Roald Dahl has been about as dependable of a creative well to tap as Isaac Asimov and Philip K. Dick have been in their substantial media output. It tells you a lot when some of the best projects all come from writers who’ve been dead for well over 20 years. With Dahl’s books for children, there’s still a substantial goldmine of material there to mine. While movie rights have already been acquired for most of them, which ones are we still waiting on that deserve a movie? Steven Spielberg will now cover a much-needed big screen remake of “The BFG”, and that only leaves a few Dahl books that could still resonate with just about any age group.
“Charlie and the Great Glass Elevator”
While a few elements of the book sequel to “Charlie and the Chocolate Factory” were incorporated into the 1971 musical “Willie Wonka & the Chocolate Factory”, it still needs a separate movie on its own. The book was written at the tail end of the Apollo moon landing missions and incorporated the aspect of Wonka’s famous elevator thrusting its occupants into space by accident. What made the book so fun is that it was talking about space shuttles a decade before NASA’s real space shuttles launched into space. It also addresses the idea of a space station hotel, which isn’t too far off when you consider our current International Space Station.
A movie adaptation might sound archaic in these terms, though wouldn’t be if updated to reflect what’s possible now. Considering space elevators are still talked about as being reality in the not-too-distant future, this could technically turn into a genre-busting sci-fi family movie. We’d also see it take place right where “Gravity” left off, as in right in our own orbit.
Outside of Johnny Depp not seeming to resonate with the public lately, there really can’t be anyone else to play Willie Wonka again. That is, unless Gene Wilder decided to come out of retirement.
“The Magic Finger”
This mid-1960s book might be a little odd, yet it was another whimsical example of how Dahl integrated the animal world in with the human world. In my opinion, that was translated the best in “James and the Giant Peach.” While that showed anthropomorphism in the best possible light, “The Magic Finger” gets into the surreal and has the adults switching places with the animals. All of this is the result of an anonymous little girl who’s able to do these role reversals by lifting a magic finger. No, it isn’t THAT finger, though you might see Dahl’s more adult sense of humor shining through.
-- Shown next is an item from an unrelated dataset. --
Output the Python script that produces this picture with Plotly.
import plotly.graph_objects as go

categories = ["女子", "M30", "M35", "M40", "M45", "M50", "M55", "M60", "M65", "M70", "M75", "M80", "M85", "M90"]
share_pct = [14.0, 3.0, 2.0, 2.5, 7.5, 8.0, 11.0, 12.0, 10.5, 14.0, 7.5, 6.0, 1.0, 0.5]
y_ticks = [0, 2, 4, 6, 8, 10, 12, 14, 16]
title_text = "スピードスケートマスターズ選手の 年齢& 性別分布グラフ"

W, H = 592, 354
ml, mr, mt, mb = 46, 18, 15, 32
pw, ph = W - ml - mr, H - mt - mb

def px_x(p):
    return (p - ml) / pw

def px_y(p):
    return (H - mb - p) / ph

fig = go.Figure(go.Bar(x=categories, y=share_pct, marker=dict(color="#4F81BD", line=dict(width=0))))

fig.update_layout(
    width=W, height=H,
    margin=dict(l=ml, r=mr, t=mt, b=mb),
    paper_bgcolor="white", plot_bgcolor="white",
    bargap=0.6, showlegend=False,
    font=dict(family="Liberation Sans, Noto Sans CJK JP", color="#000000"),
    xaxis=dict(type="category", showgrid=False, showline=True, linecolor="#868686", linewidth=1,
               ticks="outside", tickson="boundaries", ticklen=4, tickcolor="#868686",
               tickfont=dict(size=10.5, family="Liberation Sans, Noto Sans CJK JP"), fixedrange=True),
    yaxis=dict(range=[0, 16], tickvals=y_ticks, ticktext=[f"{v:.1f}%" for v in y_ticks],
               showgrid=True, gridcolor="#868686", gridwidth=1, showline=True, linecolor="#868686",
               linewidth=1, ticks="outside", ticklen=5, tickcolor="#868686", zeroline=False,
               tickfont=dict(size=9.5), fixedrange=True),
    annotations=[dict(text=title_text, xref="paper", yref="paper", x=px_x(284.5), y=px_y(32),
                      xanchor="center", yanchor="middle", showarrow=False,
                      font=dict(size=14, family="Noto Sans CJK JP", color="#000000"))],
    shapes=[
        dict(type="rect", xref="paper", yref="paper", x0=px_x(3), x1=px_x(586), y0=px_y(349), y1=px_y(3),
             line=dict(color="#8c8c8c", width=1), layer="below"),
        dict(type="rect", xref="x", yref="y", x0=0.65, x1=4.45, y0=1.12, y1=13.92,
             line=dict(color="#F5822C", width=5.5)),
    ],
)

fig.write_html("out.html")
An anti-hunting story, a movie adaptation would be adored by those who support the animal side and abhor hunting. It could become the “Babe” of a new generation without any pigs, and instead giant ducks.
“The Vicar of Nibbleswicke”
One of Dahl’s last books (and published after he died in 1990), this has yet to have any confirmed movie adaptation plans. It probably will eventually, despite having a hilarious plot utilizing word play. On the printed page, it perhaps works better, yet a celebrity voice cast would have a field day with a clever script adaptation.
The plot involves a vicar named Rev. Robert Lee who moves into a small English town called Nibbleswicke. It so happens that he has a form of dyslexia that makes him utter nearly every word backwards. Considered to be a comedic yet respectful look at how dyslexia can affect people, an adaptation would be the first to address a mental condition in a more lighthearted way.
It’s possible some would take it the wrong way considering the “cure” for the vicar’s problem is to walk backwards everywhere he goes. Regardless, the hilarious play of saying words backwards would bring some big laughs without making any direct references to dyslexia itself. In fact, the book was originally written to support the Dyslexia Action in London with all earnings going to the institute.
If these books aren’t made into movies right away, you’ll be seeing other Dahl books soon made into either movies or TV shows. Books like “The Enormous Crocodile” will be turned into a TV series, and 1980s-era “Esio Trot” is being planned as a movie. Then there’s “The Gremlins” that might need to be finally made into a feature after Disney abandoned it 70 years ago. With the jitters of flying still a problem, though, it might freak out too many seeing little creatures giving airplanes more trouble than they already have.